== The problem ==
List each line of the data that holds the word "document".

== Data segment ==
::::::::

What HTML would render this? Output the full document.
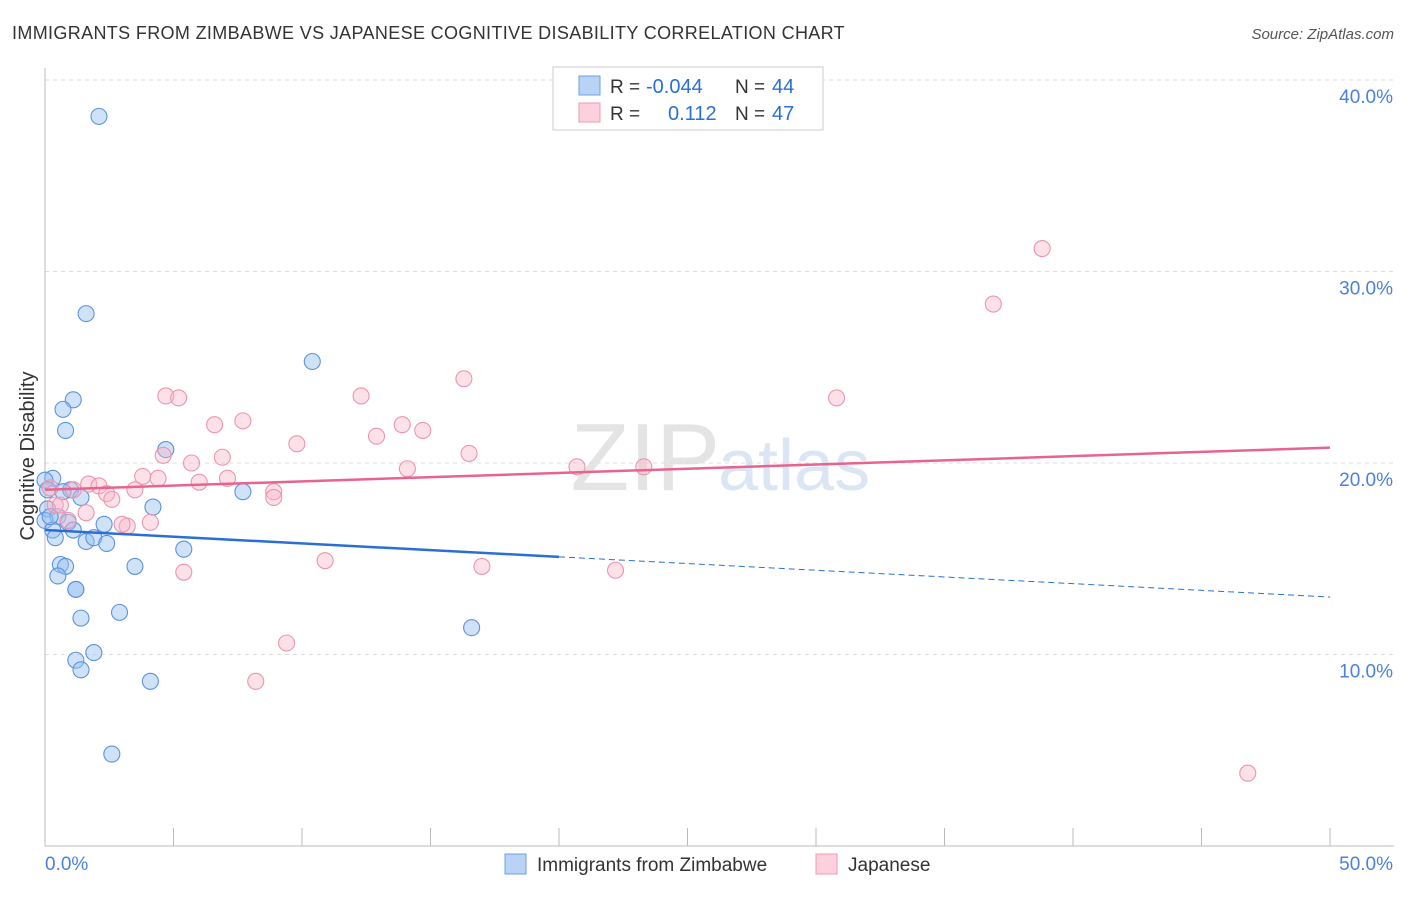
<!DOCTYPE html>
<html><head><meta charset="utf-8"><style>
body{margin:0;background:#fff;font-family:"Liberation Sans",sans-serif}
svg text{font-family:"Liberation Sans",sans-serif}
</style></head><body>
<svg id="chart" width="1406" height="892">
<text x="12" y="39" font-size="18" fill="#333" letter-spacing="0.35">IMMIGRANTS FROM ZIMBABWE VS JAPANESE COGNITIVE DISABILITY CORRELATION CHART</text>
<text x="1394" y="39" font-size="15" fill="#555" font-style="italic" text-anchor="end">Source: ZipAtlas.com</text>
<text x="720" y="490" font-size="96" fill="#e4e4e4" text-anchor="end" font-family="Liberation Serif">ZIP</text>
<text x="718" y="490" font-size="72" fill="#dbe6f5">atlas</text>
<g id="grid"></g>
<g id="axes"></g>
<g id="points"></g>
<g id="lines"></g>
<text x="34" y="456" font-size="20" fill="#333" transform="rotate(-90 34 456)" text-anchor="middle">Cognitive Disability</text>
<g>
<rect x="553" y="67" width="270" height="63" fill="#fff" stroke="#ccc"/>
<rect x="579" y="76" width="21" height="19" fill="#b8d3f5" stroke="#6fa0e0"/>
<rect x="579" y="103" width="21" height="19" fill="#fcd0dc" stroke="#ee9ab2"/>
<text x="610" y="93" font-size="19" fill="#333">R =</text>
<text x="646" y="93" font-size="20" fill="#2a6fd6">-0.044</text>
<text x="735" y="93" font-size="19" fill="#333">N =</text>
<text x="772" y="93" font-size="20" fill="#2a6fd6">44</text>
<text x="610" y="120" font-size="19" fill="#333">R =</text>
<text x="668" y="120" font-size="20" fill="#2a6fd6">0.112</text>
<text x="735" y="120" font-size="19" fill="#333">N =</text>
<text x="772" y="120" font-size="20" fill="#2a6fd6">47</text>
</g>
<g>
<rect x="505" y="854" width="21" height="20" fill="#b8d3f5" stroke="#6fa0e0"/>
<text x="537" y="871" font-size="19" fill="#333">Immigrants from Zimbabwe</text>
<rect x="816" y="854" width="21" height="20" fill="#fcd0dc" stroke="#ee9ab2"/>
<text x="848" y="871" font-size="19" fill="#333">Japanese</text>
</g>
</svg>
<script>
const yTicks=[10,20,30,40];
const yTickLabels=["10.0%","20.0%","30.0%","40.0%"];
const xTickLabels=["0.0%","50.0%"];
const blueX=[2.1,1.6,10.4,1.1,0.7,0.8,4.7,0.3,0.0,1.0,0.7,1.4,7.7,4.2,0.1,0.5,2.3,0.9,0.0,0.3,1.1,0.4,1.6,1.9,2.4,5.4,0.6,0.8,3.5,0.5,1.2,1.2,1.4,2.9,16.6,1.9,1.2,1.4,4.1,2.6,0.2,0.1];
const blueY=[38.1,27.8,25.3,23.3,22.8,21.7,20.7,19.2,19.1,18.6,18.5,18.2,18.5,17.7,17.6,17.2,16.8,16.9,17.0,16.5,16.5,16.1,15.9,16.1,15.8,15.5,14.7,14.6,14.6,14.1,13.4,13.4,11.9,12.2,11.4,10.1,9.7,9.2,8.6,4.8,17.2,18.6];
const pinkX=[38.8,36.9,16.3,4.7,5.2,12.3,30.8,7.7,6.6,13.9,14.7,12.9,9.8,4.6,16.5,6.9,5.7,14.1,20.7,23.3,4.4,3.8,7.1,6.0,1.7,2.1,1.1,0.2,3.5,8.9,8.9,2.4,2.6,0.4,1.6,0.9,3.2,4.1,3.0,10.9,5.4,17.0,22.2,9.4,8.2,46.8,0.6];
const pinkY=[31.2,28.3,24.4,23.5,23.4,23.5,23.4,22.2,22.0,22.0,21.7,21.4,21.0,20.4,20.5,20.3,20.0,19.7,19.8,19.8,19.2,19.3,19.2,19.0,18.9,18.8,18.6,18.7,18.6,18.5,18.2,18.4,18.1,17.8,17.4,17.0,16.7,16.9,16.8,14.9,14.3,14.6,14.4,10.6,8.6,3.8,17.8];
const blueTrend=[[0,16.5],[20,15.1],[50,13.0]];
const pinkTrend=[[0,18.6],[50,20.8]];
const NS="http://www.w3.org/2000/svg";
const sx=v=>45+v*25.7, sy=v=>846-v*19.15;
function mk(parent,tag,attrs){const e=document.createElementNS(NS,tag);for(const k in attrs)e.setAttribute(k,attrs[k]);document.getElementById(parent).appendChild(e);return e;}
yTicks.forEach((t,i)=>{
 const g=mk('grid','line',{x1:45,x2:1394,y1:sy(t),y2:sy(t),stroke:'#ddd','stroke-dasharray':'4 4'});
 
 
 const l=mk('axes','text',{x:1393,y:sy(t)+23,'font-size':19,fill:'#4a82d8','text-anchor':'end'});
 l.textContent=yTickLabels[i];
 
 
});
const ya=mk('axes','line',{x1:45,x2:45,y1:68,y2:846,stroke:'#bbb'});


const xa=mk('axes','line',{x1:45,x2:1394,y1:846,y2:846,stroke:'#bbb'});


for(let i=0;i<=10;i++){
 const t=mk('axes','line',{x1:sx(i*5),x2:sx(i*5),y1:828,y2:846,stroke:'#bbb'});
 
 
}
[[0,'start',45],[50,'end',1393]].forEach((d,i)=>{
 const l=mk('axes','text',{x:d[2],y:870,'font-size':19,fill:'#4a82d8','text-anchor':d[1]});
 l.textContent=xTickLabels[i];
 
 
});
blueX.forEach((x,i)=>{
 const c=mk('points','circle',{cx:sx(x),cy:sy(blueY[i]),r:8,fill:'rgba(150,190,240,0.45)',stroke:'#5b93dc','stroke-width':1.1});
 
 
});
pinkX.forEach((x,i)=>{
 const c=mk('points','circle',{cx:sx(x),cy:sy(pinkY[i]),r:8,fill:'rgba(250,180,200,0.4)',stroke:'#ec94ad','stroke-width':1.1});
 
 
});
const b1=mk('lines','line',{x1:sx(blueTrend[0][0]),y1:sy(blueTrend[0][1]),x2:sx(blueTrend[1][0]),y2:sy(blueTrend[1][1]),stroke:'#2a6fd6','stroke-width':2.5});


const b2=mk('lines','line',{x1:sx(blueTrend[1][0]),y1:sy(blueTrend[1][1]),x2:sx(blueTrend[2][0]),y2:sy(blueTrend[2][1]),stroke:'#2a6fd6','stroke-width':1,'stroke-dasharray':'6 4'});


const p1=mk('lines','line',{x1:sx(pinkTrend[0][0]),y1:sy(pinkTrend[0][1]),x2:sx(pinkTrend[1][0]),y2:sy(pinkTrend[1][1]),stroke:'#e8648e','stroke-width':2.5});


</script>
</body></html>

::::::::

== Correct output ==
What HTML would render this? Output the full document.
function mk(parent,tag,attrs){const e=document.createElementNS(NS,tag);for(const k in attrs)e.setAttribute(k,attrs[k]);document.getElementById(parent).appendChild(e);return e;}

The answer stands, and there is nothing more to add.